A new study using the social media platform Twitter has estimated that Pokémon GO was responsible for around 114,000 incidences over 10 days, such as a distraction from either the driver, passenger or pedestrian. Some of these incidents also included motor vehicles. In 20% of cases, it appeared that the person was driving while playing the game. There were 14 reported motor vehicle accidents, including one incident where the driver crashed into a tree.
I believe we live in a very sad world where people need a mobile computer app to motivate them to exercise. I would have thought prevention of death from a number of common diseases could be enough motivation for anyone, but clearly I am wrong.

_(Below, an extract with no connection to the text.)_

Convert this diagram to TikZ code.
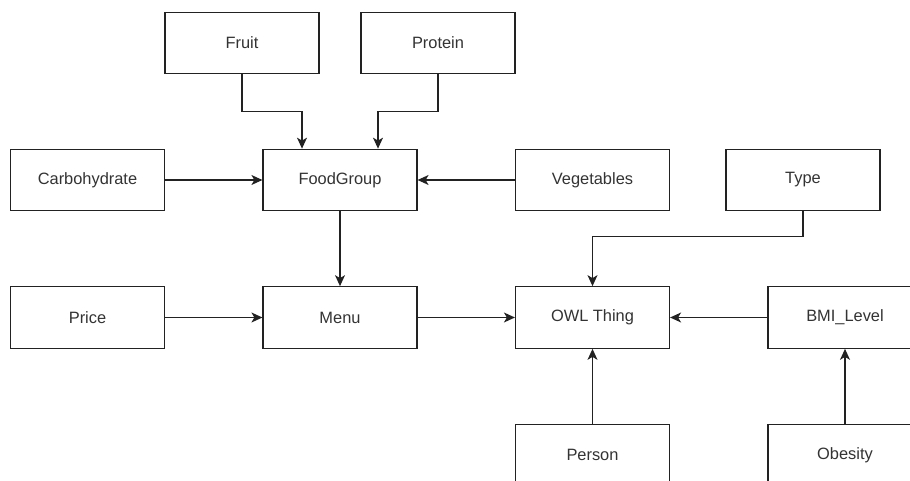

We are already seeing significant carnage from the use of mobile phones while driving, despite the fact that it is highly illegal. The other day, I was being driven to the airport during peak hour. I was in the Eastern distributor tunnel and looked over and saw the woman in the car next to me sending a message on her mobile phone while she was driving. I was tempted to take a photo of her number plate and send it to the police.
What people do in their own leisure time is clearly their own business, but when it puts themselves and other people at risk such, as is clearly the case with Pokémon GO, I believe we need to take a long hard look at our behaviour.
Many people would see the game as a harmless bit of fun, but clearly there are some people out there who do not know the difference between fun and danger.